Department of Immigration officers and the United Nations High Commission for Refugees rejected 440 of the 506 claims for asylum recently processed, the department said. That means just 66 were recognized.

Most of the rejected asylum seekers were Afghans fleeing the Taliban, UNHCR spokeswoman Ellen Hanson said.

``While the majority have not been found to be refugees, these people might have had a legitimate reason to leave when they did, but with the overthrow of the Taliban circumstances have changed dramatically,″ Hanson said.

The department also rejected claims from some Iraqis and people of other nationalities who remain detained in a Nauru camp. The government would not release detailed breakdowns of the applicants’ nationalities.

Almost 2,000 asylum seekers who tried to enter Australia by boat were shipped to detention camps built on Nauru and Papua New Guinea after Prime Minister John Howard declared last year that no more would set foot in Australia.
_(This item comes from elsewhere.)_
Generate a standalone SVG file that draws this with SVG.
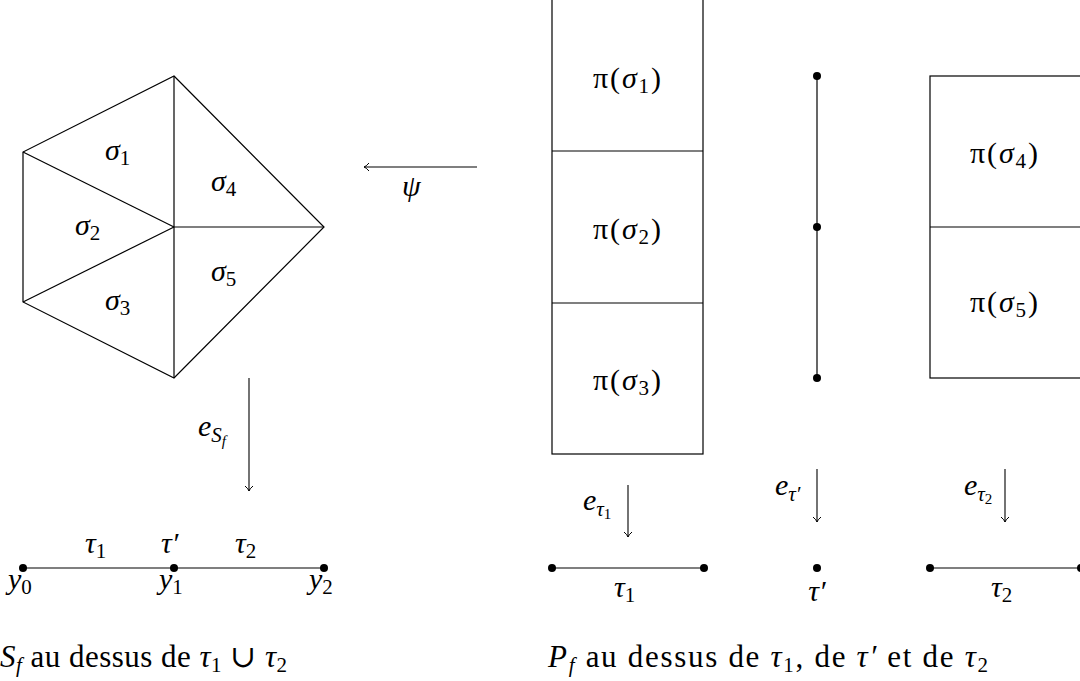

The policy, known as the Pacific Solution, triggered international condemnation but was popular at home. Many analysts said it was a major factor in Howard’s government winning a third term in last year’s elections.

A Department of Immigration spokeswoman said 1,134 people remain on Nauru and Manus Island in Papua New Guinea. They include the 506 people whose claims were just processed.

To date, 152 people from the Pacific camps have been granted asylum in Australia, while 194 have been granted asylum in New Zealand. Another 59 have returned home voluntarily.

For those asylum seekers in the Pacific camps not granted refugee status, the Australian government offers a repatriation package worth $1,100 a person and up to $5,500 a family if they return home.